Sabbath as a Limit We Don’t Choose for Ourselves
Andrew G. Stanton - Feb. 7, 2026
One of the most difficult things for modern people to accept is not hardship, but limits.
We are generally willing to work hard. We are even willing to suffer, if the suffering feels purposeful. What we resist is stopping when there is still more that could be done. That resistance reveals something important about how we understand responsibility, value, and control.
Sabbath presses directly on that tension.
The command to rest is unusual because it does not arise from exhaustion. It is not a concession to weakness. It is given before anyone asks for it, before anyone collapses from overwork, before the problem of burnout even exists as a category.
Sabbath introduces a limit that is not negotiated.
Six days of labor are permitted. One day is withheld.
Not because the work is complete. Not because the worker has earned a break. But because life itself is meant to be lived within bounds.
This is uncomfortable for people who are capable, conscientious, or driven.
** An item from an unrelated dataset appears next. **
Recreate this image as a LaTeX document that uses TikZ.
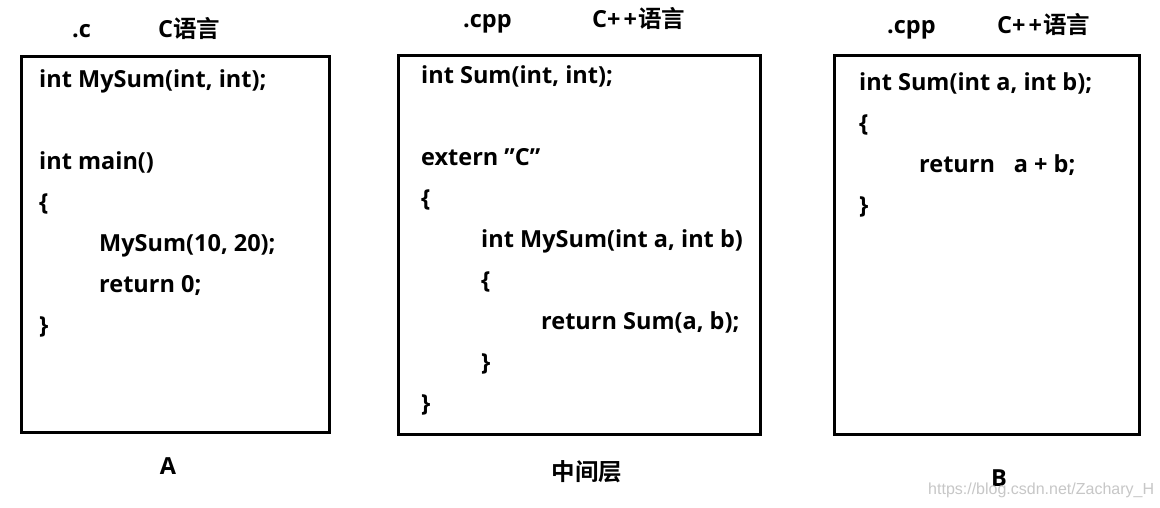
\documentclass[tikz,border=0pt]{standalone}
\usepackage{fontspec}
\setmainfont{Open Sans}[BoldFont={Open Sans Bold}]
\newfontfamily\cjk{Noto Sans CJK SC}[BoldFont={Noto Sans CJK SC Bold}]
\newfontfamily\wmfont{Liberation Sans}
\usetikzlibrary{positioning}
\newcommand{\cpplang}{C+\kern3pt+\kern1pt{\cjk\bfseries 语言}}
\tikzset{
    codebox/.style={draw=black, line width=3pt, fill=white, inner sep=0pt},
    codeline/.style={anchor=base west, inner sep=0pt, font=\fontsize{23.5}{28}\selectfont\bfseries},
    filetag/.style={anchor=base west, inner sep=0pt, font=\fontsize{23.5}{28}\selectfont\bfseries},
    caption/.style={anchor=base, inner sep=0pt, font=\fontsize{23.5}{28}\selectfont\bfseries},
    watermark/.style={anchor=base west, inner sep=0pt, text=black!22, font=\fontsize{16}{18}\selectfont\wmfont}
}
\begin{document}
\begin{tikzpicture}[x=1pt,y=-1pt]
\useasboundingbox[fill=white] (0,0) rectangle (1160,507);
% frames
\node[codebox, minimum width=308pt, minimum height=376pt] (boxA) at (175,244) {};
\node[codebox, minimum width=362pt, minimum height=379pt] (boxMid) at (579,244.5) {};
\node[codebox, minimum width=305pt, minimum height=379pt] (boxB) at (986.5,244.5) {};
% titles
\node[filetag] (extA) at (72,37) {.c};
\node[filetag] (langA) at (158,37) {C{\cjk\bfseries 语言}};
\node[filetag] (extMid) at (463,27) {.cpp};
\node[filetag] (langMid) at (592,27) {\cpplang};
\node[filetag] (extB) at (887,33) {.cpp};
\node[filetag] (langB) at (997,33) {\cpplang};
% A
\node[codeline] (a1) at (39,87) {int MySum(int, int);};
\node[codeline] (a2) at (39,169) {int main()};
\node[codeline] (a3) at (39,210) {\{};
\node[codeline] (a4) at (99,251) {MySum(10, 20);};
\node[codeline] (a5) at (99,292) {return 0;};
\node[codeline] (a6) at (39,333) {\}};
% middle layer
\node[codeline] (m1) at (421,83) {int Sum(int, int);};
\node[codeline] (m2) at (421,165) {extern \char34 C\char34};
\node[codeline] (m3) at (421,206) {\{};
\node[codeline] (m4) at (481,247) {int MySum(int a, int b)};
\node[codeline] (m5) at (481,288) {\{};
\node[codeline] (m6) at (541,329) {return Sum(a, b);};
\node[codeline] (m7) at (481,370) {\}};
\node[codeline] (m8) at (421,411) {\}};
% B
\node[codeline] (b1) at (859,90) {int Sum(int a, int b);};
\node[codeline] (b2) at (859,131) {\{};
\node[codeline] (b3) at (919,172) {return\hspace{0.8em}a + b;};
\node[codeline] (b4) at (859,213) {\}};
% captions
\node[caption] (capA) at (168,474) {A};
\node[caption] (capMid) at (587,480) {\cjk\bfseries 中间层};
\node[caption] (capB) at (999,486) {B};
\node[watermark] (wm) at (928,494) {https://blog.csdn.net/Zachary\_H};
\end{tikzpicture}
\end{document}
It feels arbitrary. Even inefficient. The instinctive question is always the same: why stop now?
Scripture does not answer that question with a productivity rationale. It does not say rest will make you more effective, sharper, or more creative on Monday. Those things may happen, but they are not the reason.
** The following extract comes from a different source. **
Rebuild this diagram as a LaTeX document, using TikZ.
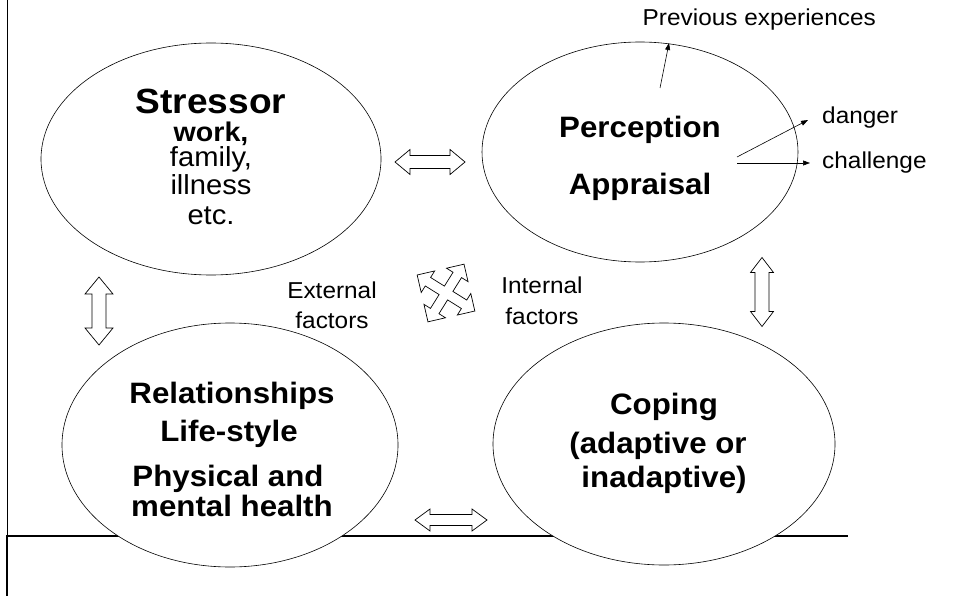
\documentclass[tikz,border=0pt]{standalone}
\usepackage{fontspec}
\setmainfont{Liberation Sans}[FakeStretch=1.06]
\usetikzlibrary{shapes.geometric,arrows.meta,calc}

\tikzset{
  bubble/.style={draw, ellipse, line width=0.6pt, inner sep=0pt, fill=white},
  head/.style={font=\fontsize{29.5}{31}\selectfont\bfseries, anchor=base, inner sep=0pt},
  bighead/.style={font=\fontsize{35}{37}\selectfont\bfseries, anchor=base, inner sep=0pt},
  body/.style={font=\fontsize{27.5}{29}\selectfont, anchor=base, inner sep=0pt},
  bodybold/.style={font=\fontsize{27}{29}\selectfont\bfseries, anchor=base, inner sep=0pt},
  label/.style={font=\fontsize{23}{25}\selectfont, anchor=base, inner sep=0pt},
  thin/.style={line width=0.6pt, -{Triangle[length=7pt,width=5pt]}},
  outline/.style={draw, line width=0.7pt, fill=white, line join=miter},
  pics/dblarrow/.style n args={4}{code={
    % #1 length, #2 head width, #3 shaft width, #4 head length
    \draw[outline] (-#1/2,0) -- (-#1/2+#4,#2/2) -- (-#1/2+#4,#3/2)
      -- (#1/2-#4,#3/2) -- (#1/2-#4,#2/2) -- (#1/2,0) -- (#1/2-#4,-#2/2)
      -- (#1/2-#4,-#3/2) -- (-#1/2+#4,-#3/2) -- (-#1/2+#4,-#2/2) -- cycle;
  }},
  pics/quadarrow/.style n args={4}{code={
    % #1 tip distance, #2 head half width, #3 shaft half width, #4 head length
    \draw[outline]
      (#3,#3) -- (#1-#4,#3) -- (#1-#4,#2) -- (#1,0) -- (#1-#4,-#2) -- (#1-#4,-#3)
      -- (#3,-#3) -- (#3,-#1+#4) -- (#2,-#1+#4) -- (0,-#1) -- (-#2,-#1+#4) -- (-#3,-#1+#4)
      -- (-#3,-#3) -- (-#1+#4,-#3) -- (-#1+#4,-#2) -- (-#1,0) -- (-#1+#4,#2) -- (-#1+#4,#3)
      -- (-#3,#3) -- (-#3,#1-#4) -- (-#2,#1-#4) -- (0,#1) -- (#2,#1-#4) -- (#3,#1-#4) -- cycle;
  }},
}

\begin{document}
\begin{tikzpicture}[x=1pt, y=-1pt]
  \useasboundingbox (0,0) rectangle (955,596);
  \fill[white] (0,0) rectangle (955,596);

  % frame lines
  \draw[line width=1pt] (7,0) -- (7,536);
  \draw[line width=2.2pt] (7,536) -- (7,596);
  \draw[line width=2pt] (6,536) -- (848,536);

  % the four ellipses
  \node[bubble, minimum width=340pt, minimum height=232pt] (stressor) at (211,159) {};
  \node[bubble, minimum width=316pt, minimum height=220pt] (percep) at (640,152) {};
  \node[bubble, minimum width=336pt, minimum height=244pt] (relat) at (230,445) {};
  \node[bubble, minimum width=342pt, minimum height=242pt] (coping) at (664,444) {};

  % Stressor text
  \node[bighead] (t1) at (211,114) {Stressor};
  \node[bodybold] (t2) at (211,142) {work,};
  \node[body] (t3) at (211,167) {family,};
  \node[body] (t4) at (211,195) {illness};
  \node[body] (t5) at (211,224) {etc.};

  % Perception text
  \node[head] (p1) at (640,138) {Perception};
  \node[head] (p2) at (640,194) {Appraisal};

  % Relationships text
  \node[head] (r1) at (232,403) {Relationships};
  \node[head] (r2) at (229,441) {Life-style};
  \node[head] (r3) at (228,486) {Physical and};
  \node[head] (r4) at (232,516) {mental health};

  % Coping text
  \node[head] (c1) at (664,414) {Coping};
  \node[head] (c2) at (658,453) {(adaptive or};
  \node[head] (c3) at (664,487) {inadaptive)};

  % factor labels
  \node[label] (ext1) at (332,298) {External};
  \node[label] (ext2) at (332,328) {factors};
  \node[label] (int1) at (542,293) {Internal};
  \node[label] (int2) at (542,324) {factors};

  % appraisal outcomes
  \node[label, anchor=base west] (danger) at (822,124) {danger};
  \node[label, anchor=base west] (chall) at (822,169) {challenge};
  \node[label, anchor=base east] (prev) at (876,26) {Previous experiences};

  \coordinate (pa) at (660,88);
  \coordinate (pb) at (669,43);
  \coordinate (da) at (737,157);
  \coordinate (db) at (808,120);
  \coordinate (ca) at (737,163);
  \coordinate (cb) at (810,163);
  \draw[thin] (pa) -- (pb);
  \draw[thin] (da) -- (db);
  \draw[thin] (ca) -- (cb);

  % block arrows between the ellipses
  \pic (ar1) at (430,162) {dblarrow={70}{25}{13}{15}};
  \pic[rotate=90] (ar2) at (99,311) {dblarrow={68}{28}{14}{17}};
  \pic[rotate=90] (ar3) at (762,292) {dblarrow={69}{23}{14}{15}};
  \pic (ar4) at (451,520) {dblarrow={72}{22}{11}{15}};
  \pic[rotate=58] (ar5) at (446,293) {quadarrow={34}{12.7}{5}{12.7}};
\end{tikzpicture}
\end{document}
The reason is simpler and harder to accept: human beings are not meant to operate without limits, even when they are able to.
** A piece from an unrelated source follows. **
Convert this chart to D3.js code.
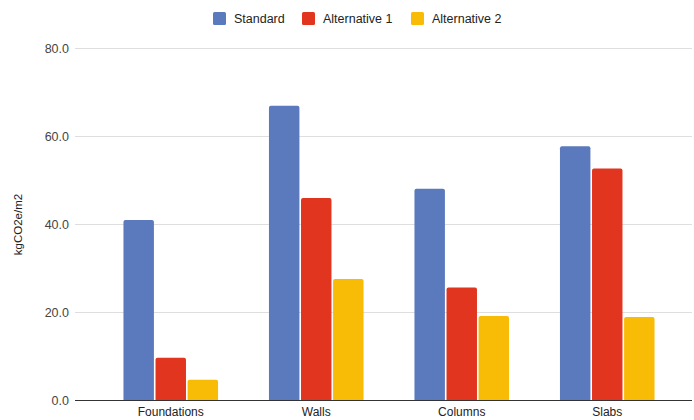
<!DOCTYPE html>
<html>
<head>
<meta charset="utf-8">
<script src="https://cdn.jsdelivr.net/npm/d3@7"></script>
<style>
  body { margin: 0; background: #fff; }
  svg { display: block; font-family: "Liberation Sans", Arial, sans-serif; }
</style>
</head>
<body>
<svg id="chart" width="694" height="420"></svg>
<script>
// categories, series and values
const categories = ['Foundations', 'Walls', 'Columns', 'Slabs'];
const seriesNames = ['Standard', 'Alternative 1', 'Alternative 2'];
const standard = [41.0, 67.0, 48.1, 57.8];
const alternative1 = [9.7, 46.0, 25.7, 52.7];
const alternative2 = [4.7, 27.6, 19.2, 19.0];
const yTicks = [0, 20, 40, 60, 80];
const colors = ['#5b79bd', '#e2351f', '#f8bb06'];

const values = [standard, alternative1, alternative2];
const rows = categories.flatMap((c, i) =>
  seriesNames.map((s, j) => ({ category: c, series: s, value: values[j][i], color: colors[j] }))
);

const svg = d3.select('#chart');
const gridLeft = 75, gridRight = 692;

const x = d3.scaleBand().domain(categories).range([98, 680]).paddingInner(0.35).paddingOuter(0.175);
const x1 = d3.scaleBand().domain(seriesNames).range([0, x.bandwidth()]).paddingInner(0.05);
const y = d3.scaleLinear().domain([0, 80]).range([400.5, 48.5]);

// gridlines + tick labels
svg.append('g').selectAll('line').data(yTicks.filter(t => t > 0))
  .join('line')
  .attr('x1', gridLeft).attr('x2', gridRight)
  .attr('y1', d => y(d)).attr('y2', d => y(d))
  .attr('stroke', '#dedede').attr('stroke-width', 1);

svg.append('g').selectAll('text').data(yTicks)
  .join('text')
  .attr('x', 69)
  .attr('y', d => y(d) + 4.5)
  .attr('text-anchor', 'end')
  .attr('fill', '#444')
  .attr('font-size', '12.5px')
  .text(d => d.toFixed(1));

// bars, rounded at the top only
function barPath(x0, w, yTop, yBase, r) {
  r = Math.min(r, (yBase - yTop) / 2);
  return `M${x0},${yBase}V${yTop + r}Q${x0},${yTop} ${x0 + r},${yTop}` +
    `H${x0 + w - r}Q${x0 + w},${yTop} ${x0 + w},${yTop + r}V${yBase}Z`;
}

svg.append('g').selectAll('path').data(rows)
  .join('path')
  .attr('d', d => barPath(x(d.category) + x1(d.series), x1.bandwidth(), y(d.value), y(0), 2))
  .attr('fill', d => d.color);

// baseline
svg.append('line')
  .attr('x1', gridLeft).attr('x2', gridRight)
  .attr('y1', y(0)).attr('y2', y(0))
  .attr('stroke', '#333').attr('stroke-width', 1.2);

// category labels
svg.append('g').selectAll('text').data(categories)
  .join('text')
  .attr('x', d => x(d) + x.bandwidth() / 2)
  .attr('y', 416)
  .attr('text-anchor', 'middle')
  .attr('fill', '#222')
  .attr('font-size', '12px')
  .text(d => d);

// y axis title
svg.append('text')
  .attr('transform', `translate(22, ${y(40)}) rotate(-90)`)
  .attr('text-anchor', 'middle')
  .attr('fill', '#222')
  .attr('font-size', '11.5px')
  .text('kgCO2e/m2');

// legend
const legendX = [213, 302, 411];
const legend = svg.append('g').selectAll('g').data(seriesNames)
  .join('g')
  .attr('transform', (d, i) => `translate(${legendX[i]}, 12)`);
legend.append('rect')
  .attr('width', 13).attr('height', 13).attr('rx', 1.5)
  .attr('fill', (d, i) => colors[i]);
legend.append('text')
  .attr('x', 21).attr('y', 11)
  .attr('fill', '#222')
  .attr('font-size', '12.5px')
  .text(d => d);
</script>
</body>
</html>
Sabbath forces that reality into view.
The pattern begins with God’s own rest after creation. Not because creation exhausted Him, but because completion is marked by cessation. Creation is not declared “very good” at the peak of activity, but at the moment work stops.
That detail matters. It suggests that endless activity is not a sign of faithfulness, but of incompleteness. Something is finished not when nothing more could be done, but when it is set down.
When Sabbath is later given to Israel, it is framed not as personal wellness but as communal structure. Everyone stops. The command applies across status, role, and capacity. No one is exempt because no one is indispensable.
That universality reveals the purpose. Sabbath is not about managing energy. It is about acknowledging reality.
Work, left unchecked, tends to expand. There is always another task, another improvement, another responsibility that can be justified. Without an external boundary, stopping feels like negligence. Sabbath supplies that boundary from outside the self.
It says: this is enough for now.
That sentence is surprisingly difficult to accept. It collides with the quiet belief that effort equals faithfulness, that motion equals necessity, that stopping requires justification. Sabbath refuses to justify itself.
It simply exists.
This is why neglecting Sabbath is rarely framed in Scripture as a minor oversight. It is treated as a deeper failure to trust. When people refuse to stop, it is not usually because they love work too much, but because they fear what will happen if they pause.
Will provision falter? Will momentum be lost? Will something important slip?
Those fears are understandable. They are also revealing.
Sabbath does not deny that work matters. It affirms it by giving it structure. Six days are explicitly given for labor. Effort is assumed, not questioned. What is questioned is the belief that work has no natural stopping point.
Without Sabbath, work slowly shifts from stewardship to control. Responsibility becomes ownership. Diligence becomes anxiety. The line is subtle, but the result is familiar.
Sabbath interrupts that drift, not by arguing against it, but by imposing a rhythm that cannot be optimized away.
This rhythm also protects against self-exploitation. It places a limit not only on what others may demand, but on what we demand of ourselves. It acknowledges that there are pressures we would never voluntarily resist unless something higher required us to do so.
In that sense, Sabbath is a gift precisely because it is commanded. It removes the burden of deciding when it is acceptable to stop. The decision is made in advance.
That clarity is freeing.
None of this means Sabbath is easy to keep. It often exposes discomfort rather than relieving it. Silence can be unsettling. Inactivity can surface unease. That unease is not a failure of Sabbath, but part of its work.
Sabbath reveals how deeply our sense of worth has become entangled with usefulness. It shows us where we rely on effort to feel justified.
And gently, without spectacle, it invites a different posture.
One where trust replaces control. One where limits are not threats. One where stopping is not failure.
Sabbath does not demand that we abandon responsibility. It asks that we relinquish the illusion of indispensability.
That may be its quietest and most necessary gift.